In recent years, “Sin City” has become a more “family friendly” place so I decided to take my family with me. My wife, Carol, did a lot of research about the various hotel options and all the different shows we could see. We settled on the Venetian, a four star hotel built in the style of renaissance Venice, complete with beautiful domed ceilings covered with art, a grand canal with gondoliers, and a replica of St. Mark’s Square—where it is perpetual dusk due to the painted sky and clouds which are tinted with hints of pink and orange. There are many fine restaurants to choose from, including one inspired by the famous Italian chef, Mario Batali and another by Thomas Keller, of French Laundry fame. As we were checking into our room we were offered an upgrade to a suite with many amenities at the adjacent Palazzo Hotel, for just a pittance more per night. We decided to go for it. It was a lovely room on the 25th floor, overlooking the Treasure Island Pirate Show across the street. Friday night, while I was teaching, the girls went to see the Blue Man Group at the Venetian—Leela loved it. Saturday morning we had breakfast at Bouchon—the Thomas Keller place. It was pricey, but good (I had the quiche).
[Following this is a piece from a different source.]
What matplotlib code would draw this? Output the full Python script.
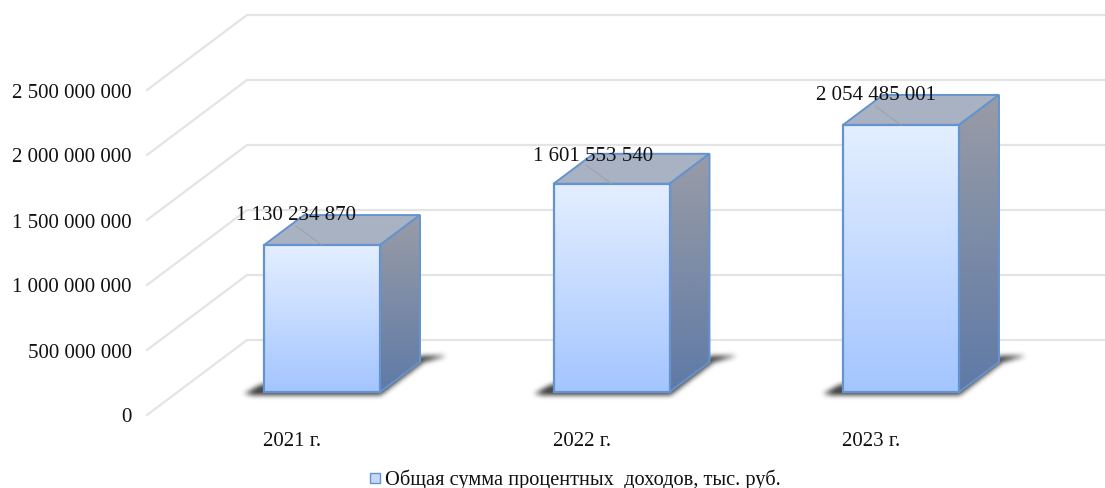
import numpy as np
import matplotlib
matplotlib.use('Agg')
import matplotlib.pyplot as plt
from matplotlib.colors import LinearSegmentedColormap
from matplotlib.patches import Polygon
from matplotlib.path import Path

categories = ['2021 г.', '2022 г.', '2023 г.']
values = [1130234870, 1601553540, 2054485001]
value_labels = ['1 130 234 870', '1 601 553 540', '2 054 485 001']
ticks = [0, 500000000, 1000000000, 1500000000, 2000000000, 2500000000]
tick_labels = ['0', '500 000 000', '1 000 000 000', '1 500 000 000', '2 000 000 000', '2 500 000 000']
legend_label = 'Общая сумма процентных  доходов, тыс. руб.'

# label placement next to each bar, in pixels
label_dx = [-26, -18, -25]
label_dy = [30, 27, 29]

plt.rcParams['font.family'] = ['Liberation Serif', 'DejaVu Serif']

# scales: pixels per category and per unit of value
px_x = 289.5
px_y = 130e-9
x0_px = 322
y0_px = 392


def dx(p):
    return p / px_x


def dy(p):
    return p / px_y


def shadow_alpha():
    # blurred shape in pixels, relative to the front left corner of a bar
    u = np.arange(-34, 196)
    w = np.arange(52, -16, -1)
    uu, ww = np.meshgrid(u, w)
    shape = Path([(-20, -2), (-4, 7), (116, 7), (156, 36), (182, 36), (160, 30), (116, -4), (-8, -4)])
    a = shape.contains_points(np.c_[uu.ravel(), ww.ravel()]).reshape(uu.shape).astype(float)
    kernel = np.ones(5) / 5
    for _ in range(3):
        a = np.apply_along_axis(lambda r: np.convolve(r, kernel, mode='same'), 0, a)
        a = np.apply_along_axis(lambda r: np.convolve(r, kernel, mode='same'), 1, a)
    rgba = np.zeros(a.shape + (4,))
    rgba[..., :3] = 0.3
    rgba[..., 3] = np.clip(a * 1.1, 0, 1)
    return rgba, u, w


fig = plt.figure(figsize=(11.05, 4.88), dpi=100)
ax = fig.add_axes([0, 0, 1, 1])
ax.set_xlim(-x0_px / px_x, (1105 - x0_px) / px_x)
ax.set_ylim(-(488 - y0_px) / px_y, y0_px / px_y)
ax.axis('off')

# walls: gridlines run from the left edge back, then along the back wall
wall_x0 = dx(147 - x0_px)
wall_x1 = dx(247 - x0_px)
wall_x2 = dx(1105 - x0_px)
for t, lab in zip(ticks, tick_labels):
    ya = t - dy(23)
    yb = t + dy(52)
    ax.plot([wall_x0, wall_x1, wall_x2], [ya, yb, yb], color='#e4e4e4', lw=1.6,
            solid_joinstyle='miter', zorder=1)
    ax.text(dx(132 - x0_px), ya + dy(-3), lab, ha='right', va='center', fontsize=15, color='#111111')

front_cm = LinearSegmentedColormap.from_list('front', ['#e4efff', '#a4c5ff'])
side_cm = LinearSegmentedColormap.from_list('side', ['#999ca6', '#5f7aa6'])

bw = dx(116)
ox = dx(40)
oy = dy(30)
edge = '#6493cf'
rgba, su, sw_ = shadow_alpha()
for i, v in enumerate(values):
    xl = i - bw / 2
    xr = i + bw / 2

    ax.imshow(rgba, aspect='auto', interpolation='bilinear', zorder=2,
              extent=[xl + dx(su[0]), xl + dx(su[-1]), dy(sw_[-1]), dy(sw_[0])])

    # top face
    ax.add_patch(Polygon([(xl, v), (xr, v), (xr + ox, v + oy), (xl + ox, v + oy)], closed=True,
                         fc='#a9b2c2', ec=edge, lw=1.4, zorder=3))

    # side face, gradient clipped to the shape
    side = Polygon([(xr, 0), (xr + ox, oy), (xr + ox, v + oy), (xr, v)], closed=True,
                   fc='none', ec=edge, lw=1.4, zorder=5)
    ax.add_patch(side)
    im = ax.imshow(np.linspace(0, 1, 128).reshape(-1, 1), cmap=side_cm, aspect='auto',
                   extent=[xr, xr + ox, 0, v + oy], origin='upper', zorder=4)
    im.set_clip_path(side)

    # front face
    front = Polygon([(xl, 0), (xr, 0), (xr, v), (xl, v)], closed=True, fc='none', ec=edge, lw=1.6,
                    zorder=7)
    ax.add_patch(front)
    im = ax.imshow(np.linspace(0, 1, 128).reshape(-1, 1), cmap=front_cm, aspect='auto',
                   extent=[xl, xr, 0, v], origin='upper', zorder=6)
    im.set_clip_path(front)

    # leader line and value label
    ax.plot([i - dx(26), i], [v + dy(19), v], color='#a0a0a0', lw=0.7, zorder=8)
    ax.text(i + dx(label_dx[i]), v + dy(label_dy[i]), value_labels[i], ha='center', va='center',
            fontsize=15, color='#111111', zorder=9)

    ax.text(i - dx(29.5), dy(-49), categories[i], ha='center', va='center', fontsize=15, color='#111111')

ax.set_xlim(-x0_px / px_x, (1105 - x0_px) / px_x)
ax.set_ylim(-(488 - y0_px) / px_y, y0_px / px_y)

# legend
sw = Polygon([(dx(370 - x0_px), dy(-91)), (dx(380 - x0_px), dy(-91)),
              (dx(380 - x0_px), dy(-81)), (dx(370 - x0_px), dy(-81))],
             closed=True, fc='#c3d8fb', ec=edge, lw=1)
ax.add_patch(sw)
ax.text(dx(385 - x0_px), dy(-88), legend_label, ha='left', va='center', fontsize=14.7, color='#111111')

plt.savefig('out.png', dpi=100)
After a three-hour break from eating to teach a yoga class, I rejoined the girls for another gourmet meal at Mario Batali’s place—B & B. We tried to keep it light because after dinner we had tickets for Mystere—the Cirque de Soleil show at Treasure Island—their typical blend of amazing costumes and sets, stunning acrobatics and contortionism, great music and comedy. On Sunday we tried the Grande Lux Café at the Palazzo for breakfast, a beautiful setting and great food. Afterwards, to meet my ride to yoga class in front of the Palazzo, I had to walk through the casino. I felt a little out of place carrying my yoga mat through the smoky maze of gambling venues. After yoga class it was time for more food and entertainment. Sunday night we dined at Sushi Samba, a great Japanese/Peruvian/Brazilian restaurant and then went to see an inspired hip-hop dance troupe called Jabbawockeez at the Monte Carlo. We concluded the evening with gelato in St. Mark’s Square.
Overall, the weekend in Vegas was a study in contrasts. The yoga classes took place on the west side of the city, which seems very normal. I talked to the yoga students about the “looking bird” that lives within us, and the virtues of a simple, disciplined life. Meanwhile, on the other side of town, it was all about the “eating bird.” This morning in practice I felt like a stuffed turkey.
A Valentine from Leonard Cohen, “O troubled dust concealing an undivided love, the Heart beneath is teaching to the broken Heart above.”